Life

When Taking a Stand Turns Personal

Last Updated on February 12, 2022

Maybe I need to stop reading “Dear Abby.” I was going through some recent newspapers that I hadn’t really had time to read, yet. I came across a column from the middle of last week with one of those letters that I couldn’t resist commenting on.

It’s from a man who is about to be married. His brother is gay. The groom-to-be obviously loves his brother and has no problem with his sexual orientation. This is evident because the groom-to-be asked the brother to be his best man.

From the letter:

“When I asked him, I was stunned at his response. ‘Mike’ said he loves me and ‘Beth,’ but refuses to be part of a ceremony celebrating something for which he is discriminated against emotionally, financially and socially. He refuses even to attend.”

The would-be groom goes on to say that when he stopped to analyze the situation, he saw that his brother was right when it came to the discrimination behind the gay marriage debate. This guy seems to understand completely how his brother feels and supports him in his decision to boycott the wedding.

Hmm.

The wounded groom-to-be continues:

“As hurt as I am, I can’t hold against my brother his refusal to participate in what he refers to as a “reminder that he is considered a second-class citizen without the same civil rights” as I have.

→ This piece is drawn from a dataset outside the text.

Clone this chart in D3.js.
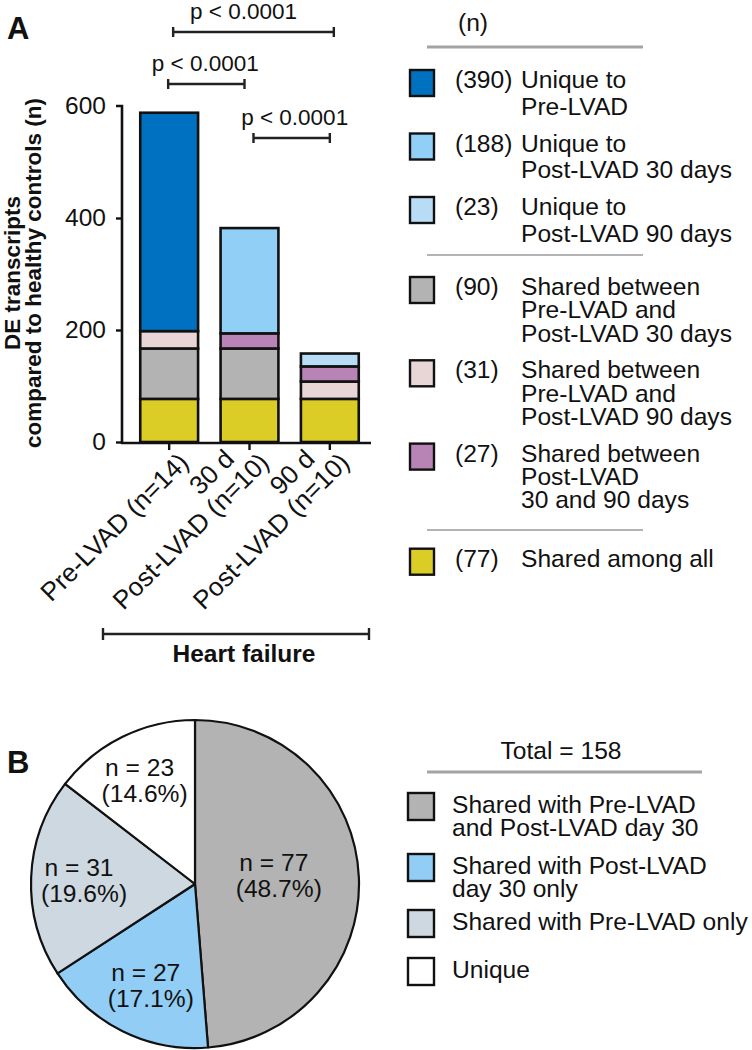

“How can I handle this without turning it into something that could overshadow what is supposed to be one of the happiest days of my life?”

I’ll let you go to the actual post to read Abby’s response; while I agree with her point about accepting the status quo, my response would have been a little different.

For one thing, I’d have pointed out to “Disappointed,” who was “hurt” by his brother’s refusal to participate or even attend, that this act is already putting a shadow on his happy day. I’d suggest that ‘Mike’ should consider the fact that while he has a legitimate gripe about homosexuals being treated as second-class citizens when it comes to the marriage issue, he’s taking his anger out the wrong people. He should be campaigning to his lawmakers, not boycotting the wedding of a sibling who, by all indications, not only doesn’t have a problem with homosexuality but loves ‘Mike’ enough that he wants him to stand with him at the wedding.

I should think that would say a lot.

And what’s this groom-to-be supposed to do when his friends and extended start asking why his own brother isn’t there? It seems to me that he’d have two choices:

1. He gives each person who asks the complete truth, which takes attention away from his wedding and puts the focus on a political hot-button, instead; or

2. He comes up with a convenient excuse so that only he and those who are fully aware of the reason know why the brother is boycotting, which results in the boycott losing some of its intended audience.

And either way, the groom still has to be reminded of ‘Mike’s’ refusal to be there for him every time the subject comes up.

I support the cause. After all, the Declaration of Independence didn’t specify that only straight men are equal. But there’s a time to take a stand and a time to set your agenda aside and support your own family when they need you. I hope that ‘Mike’ figures that out before the wedding day.

the authorPatrick
Patrick is a Christian with more than 30 years experience in professional writing, producing and marketing. His professional background also includes social media, reporting for broadcast television and the web, directing, videography and photography. He enjoys getting to know people over coffee and spending time with his dog.

3 Comments

  • This almost sounds unthinkable to me. Family is such a big thing to me, THE big thing, that this level of disrespect (in my opinion that’s what it was) is unforgivable. Sexual preference, religious preference, racial preference, etc. should always take a backseat to your family. In the end, they’re really all you have.

    This was neither the time or the place for the gay brother to make his “statement”.

  • Are you kidding me? How completely selfish and self-centered could someone be to take a stand on his supposed discrimination on his brother’s wedding day. I agree with Patrick. This guy’s wedding should be a day of rejoicing for the ENTIRE family. Now should this blessed event make “Mike” angry that he is not afforded the same “benefits” under the law, then that is where his stand should be, with the lawmakers and not at his brother’s wedding. This again goes to my point posted concerning Paul’s atheist column…you have the minority trying to impose the indignation, beliefs and morals on the majority.